Know ye not that the name of God is 'I' or 'I am', and that you are the temple of God only when you have admitted 'I' into your consciousness and held it there secretly, sacredly, gently, peaceably, so that at any moment you can close your eyes and just remember 'I'?
When Jesus speaks of the Father within and when Paul speaks of the Christ that dwells in him they are speaking of the I AM, the very 'I' that you are, the 'I' that you have just announced, that is in the midst of you.

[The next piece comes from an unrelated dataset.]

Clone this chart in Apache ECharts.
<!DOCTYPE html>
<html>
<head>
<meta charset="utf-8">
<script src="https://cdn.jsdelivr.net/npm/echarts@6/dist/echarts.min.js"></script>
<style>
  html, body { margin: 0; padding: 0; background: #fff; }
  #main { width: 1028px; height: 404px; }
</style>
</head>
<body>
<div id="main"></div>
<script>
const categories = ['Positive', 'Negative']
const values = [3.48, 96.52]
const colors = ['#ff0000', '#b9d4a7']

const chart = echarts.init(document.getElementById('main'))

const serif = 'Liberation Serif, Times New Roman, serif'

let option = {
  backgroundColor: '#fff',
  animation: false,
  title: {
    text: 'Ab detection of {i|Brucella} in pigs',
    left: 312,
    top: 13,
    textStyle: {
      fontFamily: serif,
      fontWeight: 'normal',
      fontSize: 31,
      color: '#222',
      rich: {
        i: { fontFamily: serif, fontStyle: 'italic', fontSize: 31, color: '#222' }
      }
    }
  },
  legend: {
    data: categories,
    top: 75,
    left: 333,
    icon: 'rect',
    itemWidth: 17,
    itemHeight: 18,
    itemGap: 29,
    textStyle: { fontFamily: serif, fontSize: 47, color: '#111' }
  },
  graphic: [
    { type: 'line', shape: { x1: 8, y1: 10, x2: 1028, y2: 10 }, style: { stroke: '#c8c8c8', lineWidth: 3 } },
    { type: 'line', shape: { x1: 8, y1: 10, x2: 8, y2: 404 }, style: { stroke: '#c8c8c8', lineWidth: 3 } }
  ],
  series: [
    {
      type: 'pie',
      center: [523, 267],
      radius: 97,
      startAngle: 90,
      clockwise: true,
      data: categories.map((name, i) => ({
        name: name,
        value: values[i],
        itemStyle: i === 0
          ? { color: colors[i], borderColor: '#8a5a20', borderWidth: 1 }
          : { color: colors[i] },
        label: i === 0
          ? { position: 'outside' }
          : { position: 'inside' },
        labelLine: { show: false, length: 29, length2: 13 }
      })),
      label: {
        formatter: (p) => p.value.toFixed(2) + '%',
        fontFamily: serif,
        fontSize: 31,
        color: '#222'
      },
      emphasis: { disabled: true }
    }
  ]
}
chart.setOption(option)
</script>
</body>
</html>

It may take a month or a year, or ten years before you can break the crust of personal sense and finally hear that still small voice within yourself, but when you do it says to you, 'Be still and know that I am God'. It does not say that Joel or Mary is God. No, no! It does not say that William or Robert is God, or Mildred. It always says 'I'. And do you know what else it says? 'Fear not for I am with thee I will never leave thee nor forsake thee.' Fear not. Though your sins be scarlet, in the moment of your recognition of 'I' in the midst of you, you are white as snow.

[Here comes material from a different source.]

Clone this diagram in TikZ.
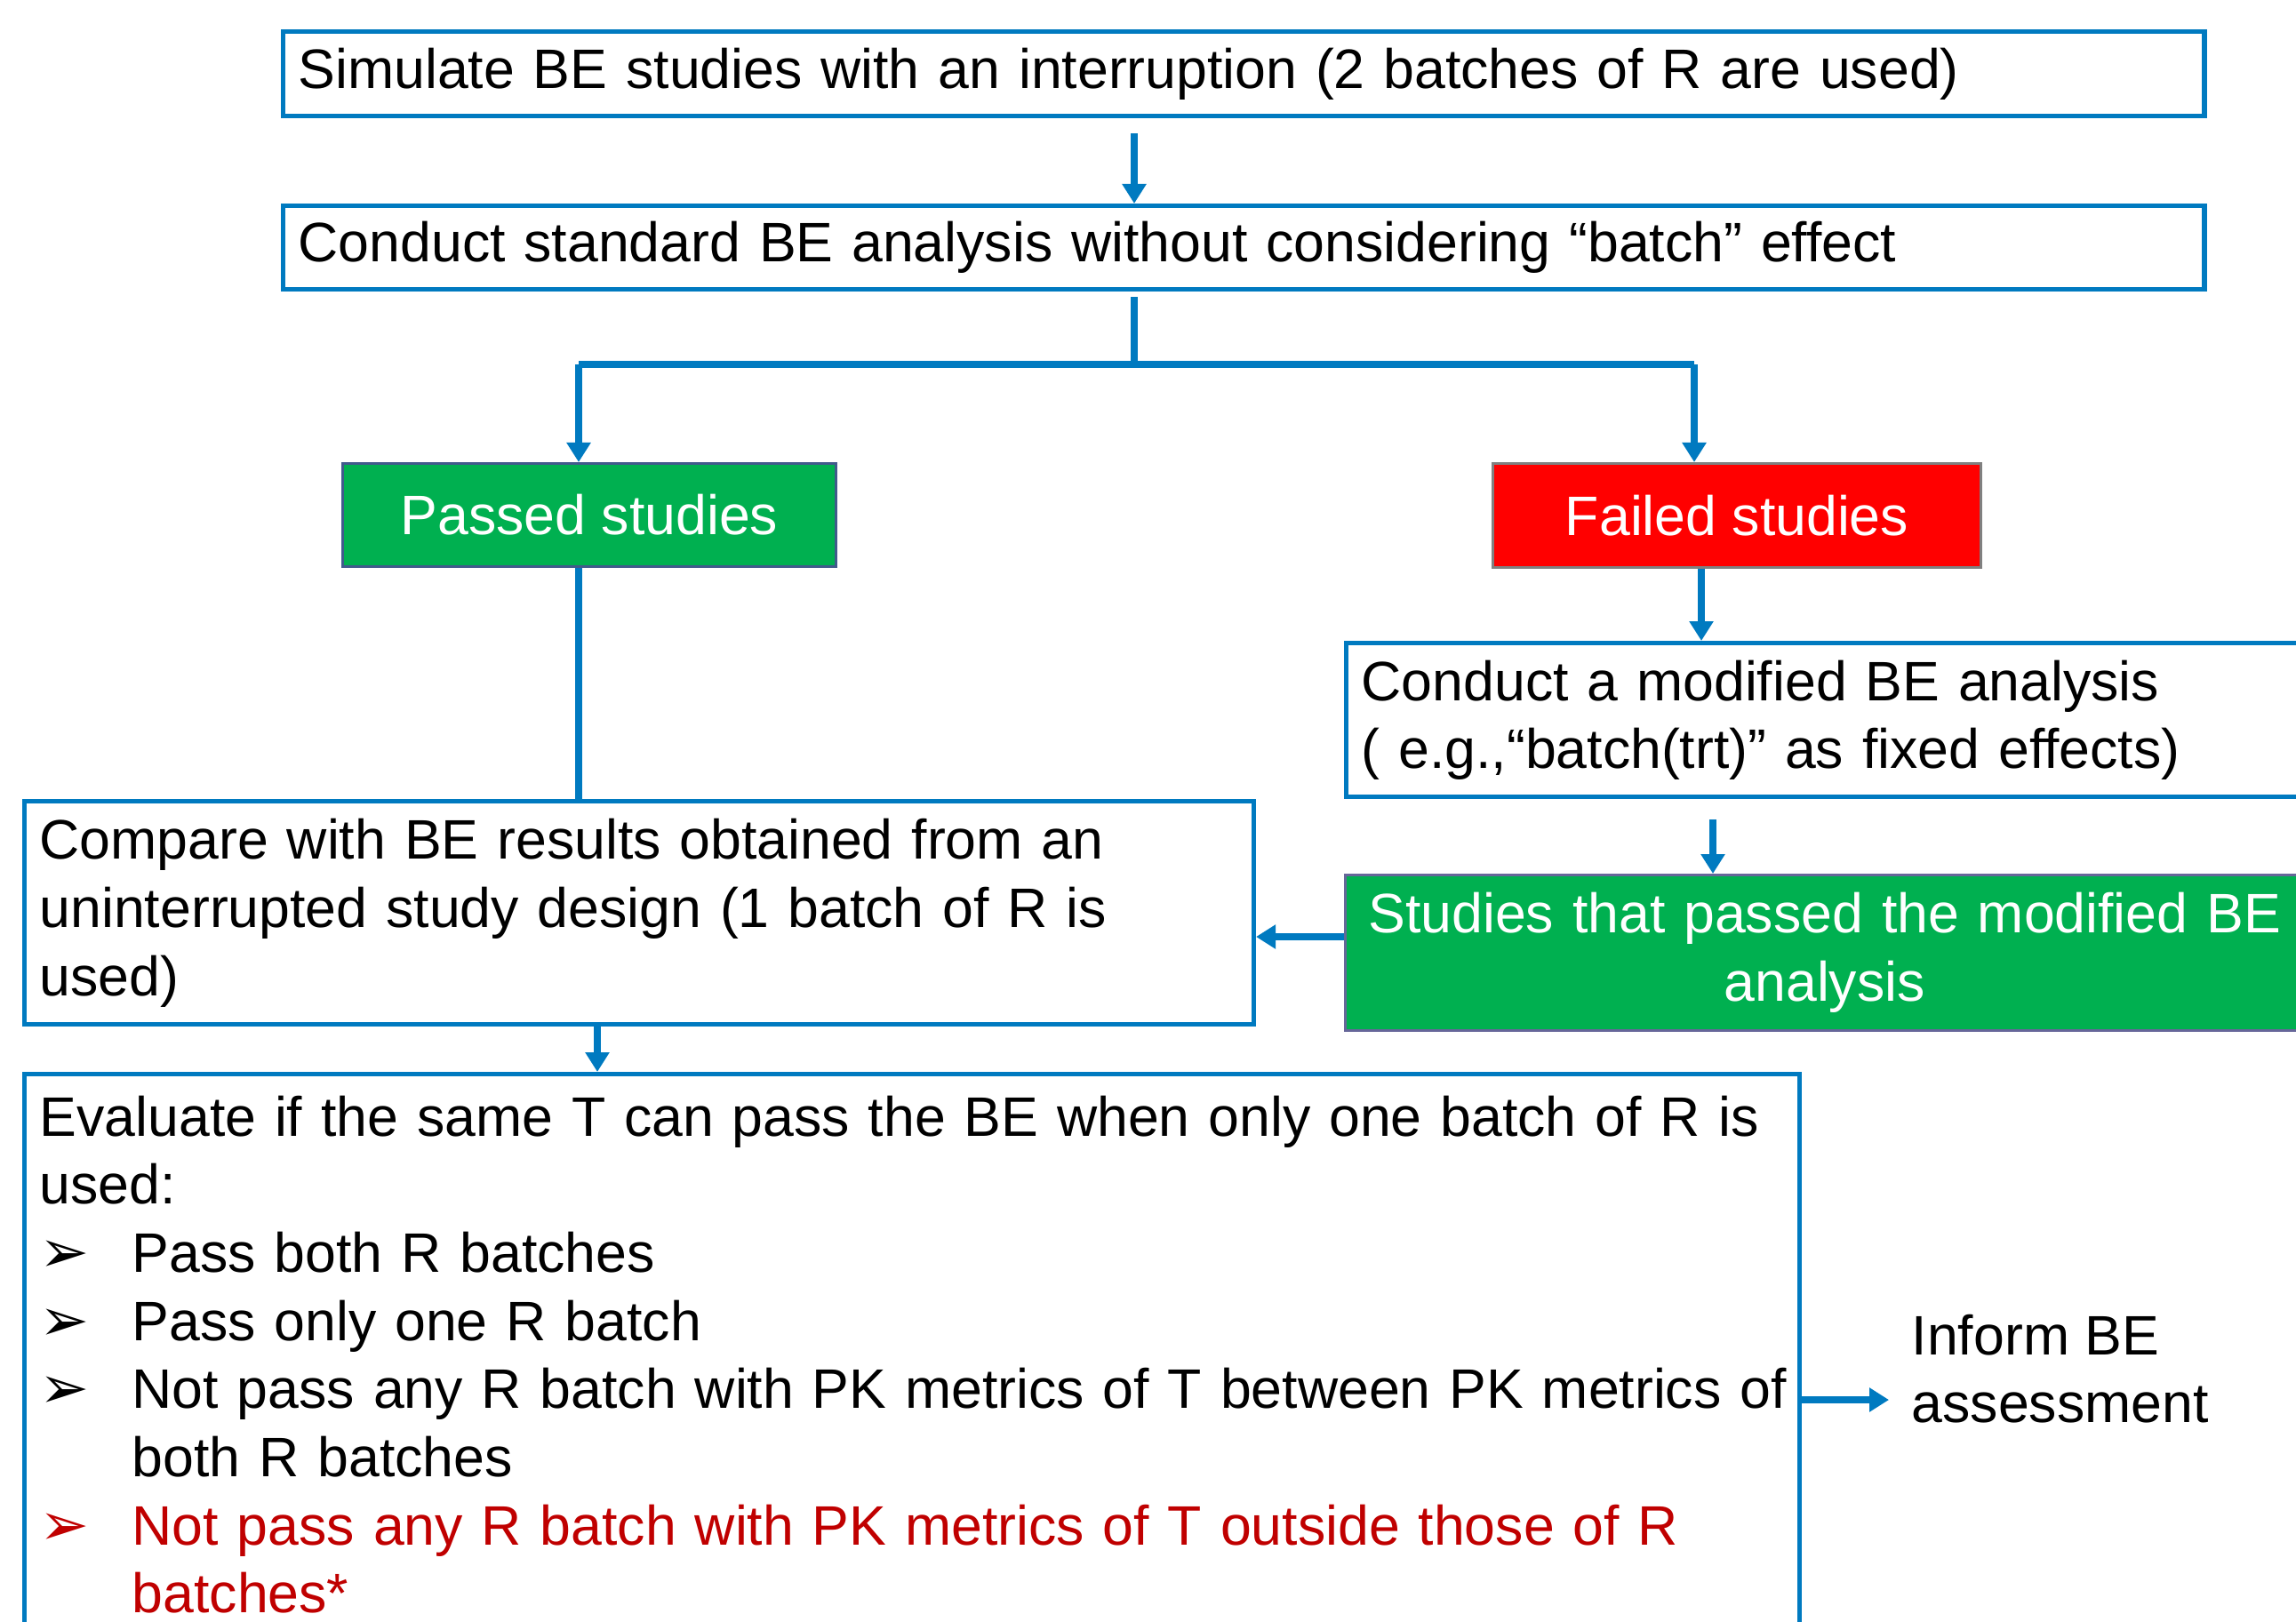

To be sure that no one misses the way, we caution our students never to say, even to themselves, 'I am God'. It is not even wise to voice such a statement as 'I am the son of God'. The ideal way is just to say 'I'. And think what It means. Then in time, as the listening ear is developed, you will hear the voice say, '''I'' in the midst of you am God. ''I'' who am closer to you than breathing am God.' When you hear this, you have made contact with your source.
The unveiled truth in every age has always been the revelation that 'I' am He: there is no other. There is only one Ego, only one Selfhood, the AM THAT I AM, that 'I' in the midst of us, the divine Selfhood of you and me.

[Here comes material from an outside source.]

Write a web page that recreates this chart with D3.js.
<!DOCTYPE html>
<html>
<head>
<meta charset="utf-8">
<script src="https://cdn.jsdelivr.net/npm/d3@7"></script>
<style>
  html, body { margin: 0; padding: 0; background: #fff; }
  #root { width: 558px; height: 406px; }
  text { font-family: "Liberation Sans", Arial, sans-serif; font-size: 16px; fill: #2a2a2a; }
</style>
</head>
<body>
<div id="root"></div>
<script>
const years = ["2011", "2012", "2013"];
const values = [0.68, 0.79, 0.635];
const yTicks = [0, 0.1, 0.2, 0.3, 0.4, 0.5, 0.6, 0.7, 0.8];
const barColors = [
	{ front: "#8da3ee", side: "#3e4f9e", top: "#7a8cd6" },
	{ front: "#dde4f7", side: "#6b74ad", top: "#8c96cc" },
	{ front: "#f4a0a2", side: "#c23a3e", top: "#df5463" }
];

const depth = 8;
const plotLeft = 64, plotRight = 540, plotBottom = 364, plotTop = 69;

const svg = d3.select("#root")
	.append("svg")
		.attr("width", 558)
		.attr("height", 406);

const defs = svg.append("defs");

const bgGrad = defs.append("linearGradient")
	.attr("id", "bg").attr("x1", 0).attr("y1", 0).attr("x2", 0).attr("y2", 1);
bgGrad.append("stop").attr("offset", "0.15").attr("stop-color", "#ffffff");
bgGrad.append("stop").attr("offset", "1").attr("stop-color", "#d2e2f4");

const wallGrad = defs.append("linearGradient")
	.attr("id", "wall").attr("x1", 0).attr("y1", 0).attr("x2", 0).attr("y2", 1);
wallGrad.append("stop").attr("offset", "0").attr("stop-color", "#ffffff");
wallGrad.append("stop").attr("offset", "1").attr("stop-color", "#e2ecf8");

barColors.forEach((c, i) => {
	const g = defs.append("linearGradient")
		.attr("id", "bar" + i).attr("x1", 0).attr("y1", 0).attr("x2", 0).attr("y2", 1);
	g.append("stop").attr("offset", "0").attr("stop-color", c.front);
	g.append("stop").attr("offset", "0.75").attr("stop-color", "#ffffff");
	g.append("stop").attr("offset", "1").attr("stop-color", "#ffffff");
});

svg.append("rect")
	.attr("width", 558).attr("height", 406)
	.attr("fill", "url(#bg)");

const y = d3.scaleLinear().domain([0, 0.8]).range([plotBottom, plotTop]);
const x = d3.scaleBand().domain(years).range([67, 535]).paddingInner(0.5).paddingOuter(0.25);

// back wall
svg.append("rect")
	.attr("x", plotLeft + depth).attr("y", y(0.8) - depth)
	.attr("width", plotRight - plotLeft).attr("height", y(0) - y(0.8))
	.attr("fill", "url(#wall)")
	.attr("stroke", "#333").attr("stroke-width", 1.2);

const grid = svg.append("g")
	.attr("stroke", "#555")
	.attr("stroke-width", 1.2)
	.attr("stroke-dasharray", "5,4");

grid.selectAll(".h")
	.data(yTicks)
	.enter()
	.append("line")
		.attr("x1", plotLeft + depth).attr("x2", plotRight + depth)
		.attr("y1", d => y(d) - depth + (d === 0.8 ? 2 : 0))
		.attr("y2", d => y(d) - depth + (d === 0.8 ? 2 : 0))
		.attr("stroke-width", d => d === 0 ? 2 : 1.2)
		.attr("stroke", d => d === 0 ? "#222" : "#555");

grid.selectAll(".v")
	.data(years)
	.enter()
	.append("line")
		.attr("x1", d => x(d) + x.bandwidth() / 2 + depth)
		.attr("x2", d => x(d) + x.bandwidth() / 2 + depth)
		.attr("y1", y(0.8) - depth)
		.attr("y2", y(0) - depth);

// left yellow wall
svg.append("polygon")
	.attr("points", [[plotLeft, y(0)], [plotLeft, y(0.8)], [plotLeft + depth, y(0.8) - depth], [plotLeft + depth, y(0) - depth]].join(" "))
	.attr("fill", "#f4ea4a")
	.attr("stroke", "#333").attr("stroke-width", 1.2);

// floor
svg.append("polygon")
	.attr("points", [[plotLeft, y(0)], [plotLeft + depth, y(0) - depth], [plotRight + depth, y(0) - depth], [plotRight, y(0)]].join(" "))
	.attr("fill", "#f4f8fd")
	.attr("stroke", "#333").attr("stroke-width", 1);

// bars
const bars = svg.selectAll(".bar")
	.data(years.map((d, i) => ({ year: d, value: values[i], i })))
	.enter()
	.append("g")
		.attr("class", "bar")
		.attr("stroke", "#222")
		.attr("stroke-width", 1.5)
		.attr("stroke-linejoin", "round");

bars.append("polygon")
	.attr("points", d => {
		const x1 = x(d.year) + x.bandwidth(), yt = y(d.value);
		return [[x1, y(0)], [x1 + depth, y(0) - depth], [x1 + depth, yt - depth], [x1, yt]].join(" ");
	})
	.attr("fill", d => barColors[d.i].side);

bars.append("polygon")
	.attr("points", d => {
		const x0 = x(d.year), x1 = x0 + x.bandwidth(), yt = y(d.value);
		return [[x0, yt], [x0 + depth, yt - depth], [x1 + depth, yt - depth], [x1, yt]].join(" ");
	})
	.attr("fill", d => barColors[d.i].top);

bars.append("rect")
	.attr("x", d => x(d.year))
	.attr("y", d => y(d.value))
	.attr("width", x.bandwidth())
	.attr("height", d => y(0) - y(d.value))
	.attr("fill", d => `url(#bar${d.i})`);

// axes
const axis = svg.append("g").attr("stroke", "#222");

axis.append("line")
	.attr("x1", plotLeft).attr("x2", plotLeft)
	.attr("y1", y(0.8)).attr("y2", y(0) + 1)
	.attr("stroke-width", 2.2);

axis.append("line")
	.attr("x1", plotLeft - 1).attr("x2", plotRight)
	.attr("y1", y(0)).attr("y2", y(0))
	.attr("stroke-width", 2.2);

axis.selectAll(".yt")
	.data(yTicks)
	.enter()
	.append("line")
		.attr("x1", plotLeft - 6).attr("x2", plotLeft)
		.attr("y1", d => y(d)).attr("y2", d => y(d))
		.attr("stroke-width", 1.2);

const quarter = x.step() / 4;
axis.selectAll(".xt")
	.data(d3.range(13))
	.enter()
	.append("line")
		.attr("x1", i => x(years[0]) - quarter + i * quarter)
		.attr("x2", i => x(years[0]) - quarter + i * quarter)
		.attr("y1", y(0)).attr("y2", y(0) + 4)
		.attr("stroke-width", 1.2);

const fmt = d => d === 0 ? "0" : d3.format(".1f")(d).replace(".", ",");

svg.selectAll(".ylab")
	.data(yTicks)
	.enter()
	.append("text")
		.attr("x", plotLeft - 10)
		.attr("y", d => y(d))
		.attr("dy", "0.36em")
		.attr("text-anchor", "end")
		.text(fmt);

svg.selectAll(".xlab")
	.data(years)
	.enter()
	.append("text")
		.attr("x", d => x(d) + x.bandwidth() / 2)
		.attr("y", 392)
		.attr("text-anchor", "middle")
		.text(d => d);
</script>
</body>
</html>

Abide in the word 'I'. Let this 'I' abide in you and recognise its identity. Never let anyone veil It for you again. Keep it sacred and secret.
The minute you have an image of God in your thought, you are personalizing, and you are expecting that concept to be God, and a concept cannot be God. Only 'I' can be God, and you cannot have a mental image of 'I'. That is the one word that defies description. Try as you will, you cannot make a mental image of 'I'.
Whether you say that God is Omniscience, Omnipotence and Omnipresence, or that Jesus is Omniscience, Omnipotence and Omnipresence, really makes no difference, because in either case you have set up God and Jesus as separate and apart from the Self which you are, the 'I' which you are. When, however, you bring it all down to 'I and the Father are one', and know that 'I' is Omniscience, Omnipotence and Omnipresence, in the oneness you are infinite in being. In this oneness the 'I' of you is immortality.
One of the most important statements in the New Testament is the passage, 'I am the way'. The incorrect interpretation of these few words has kept the world in spiritual darkness for seventeen hundred years
Rightly interpreted, the words 'I am the way', mean what they say. The way, the truth and the life more abundant are to be found in 'I', the 'I' that I am, the 'I' that you are, for you have been told that you and your father are one It is in his word 'I' that you find the entire secret of the spiritual message given to the world by Christ Jesus.
God is not a person God is not localized as the mind of some one person: God is being. But God is infinite being; therefore God must be your being and my being. That is why we can accept 'I' as the name of God because I have the name 'I' and you have the name 'I'. Each of us is 'I' Each one of us is 'I' and God is that infinite 'I' in us.
When you know the secret of 'I', you abide in stillness and let 'I' do its work; not you - 'I', that 'I' that is in the midst of you. You need no thoughts, since you cannot and need not enlighten God.